[ Main | News | Countdown | Search | FAQ | Glossary ]

Galileo FAQ - Exploring Europa


Exploring Europa

What concrete evidence has Galileo found of the suspected ocean below Europa's frozen surface?

We do not have "concrete" evidence for a ocean presently existing below Europa's ice crust. However, the Galileo data have considerably strengthened the case for this. First, the images show clear evidence for near-surface melting and movements of large blocks of icy crust in ways that are similar to icebergs or ice rafts on the Earth. Second, there are very few impact craters on the surface, suggesting that this activity took place recently, geologically speaking. The problem is that we have no precise way to measure the exact age of the surface, and it is possible that we are looking at an ancient "frozen" ocean, not a current one. We feel the evidence favors an ocean now but that it is not conclusive.

What do most scientists believe about the possibility of life in Europa's oceans?

This of course depends on when there was an ocean and how long it lasted (including up to the present).

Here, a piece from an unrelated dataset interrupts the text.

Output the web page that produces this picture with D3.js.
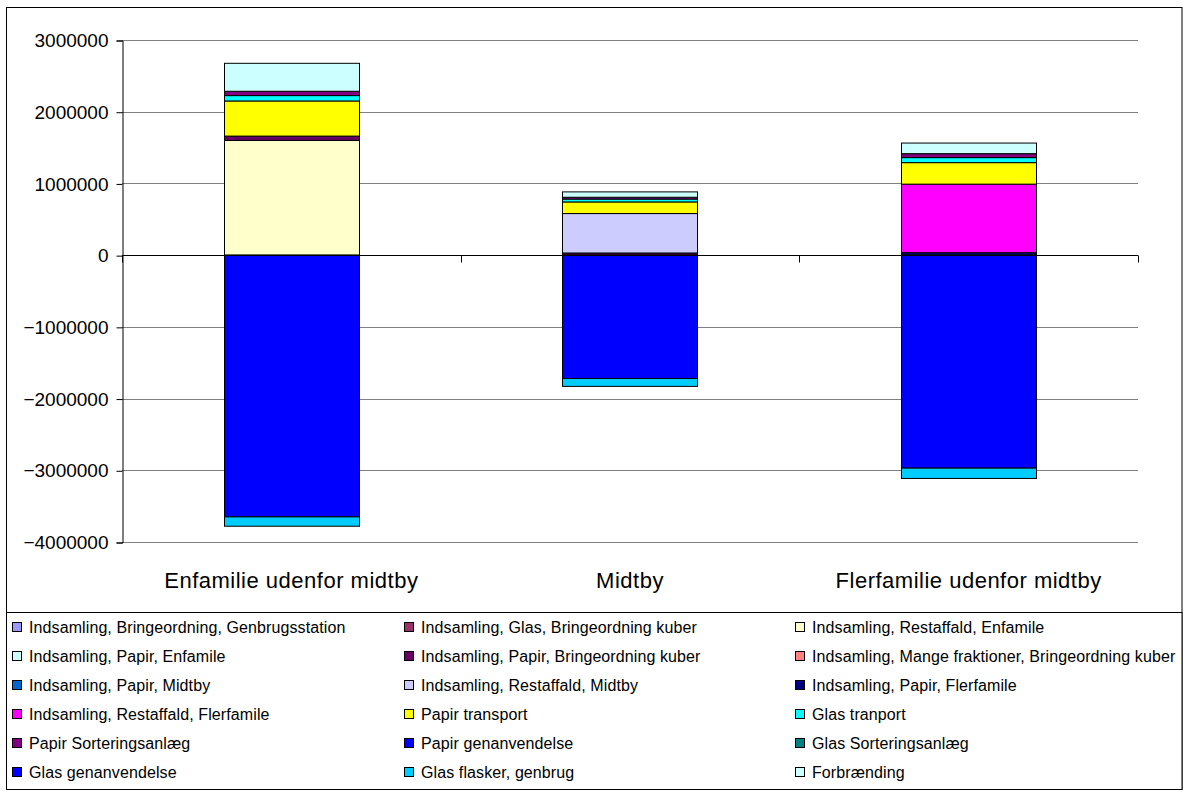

When the Viking went to Mars in 1976, most life scientists felt that to have a chance for extraterrestrial life you had to have light (for photosynthesis), liquid water, and oxygen. Since then we have discovered places on the Earth (ocean floor hydrothermal vents, geothermal hotsprings, etc.) where life is currently sustained in the dark, without oxygen, using the heat and chemical energy from volcanic fluids and water. Some of these life forms such as thermophillic (or heat loving) bacteria are among the most ancient types of life on Earth. Many scientists now speculate that life may actually have arisen under such conditions here on Earth. So, of course, we are now more interested in places like Mars and Europa where there may have been liquid water and volcanic activity as a place to look for primitive life. If there is an ocean on Europa, there is no easy way to estimate the chances that life could exist there but that's exactly the question we're trying to answer by continued exploration! In other words, we have to go look. Developing experiments and missions to this is obviously challenging but we're trying.

What future missions are being considered to explore Europa?

Galileo will continue to observe Europa and we hope in the next year to have eight more close encounters. Beyond that, NASA is studying a possible Europa Orbiter mission and perhaps landers in the early part of the next century. A Europa Orbiter might be able to definitively answer the ocean question by combining a number of techniques. One approach is to use radar to penetrate the ice and perhaps measure its thickness. Another is to use very precise gravity and altimetry measurements to observe the tides raised by Jupiter on Europa (these will be much larger - as great as 40 meters or so - if there is a liquid layer than if the water is all frozen).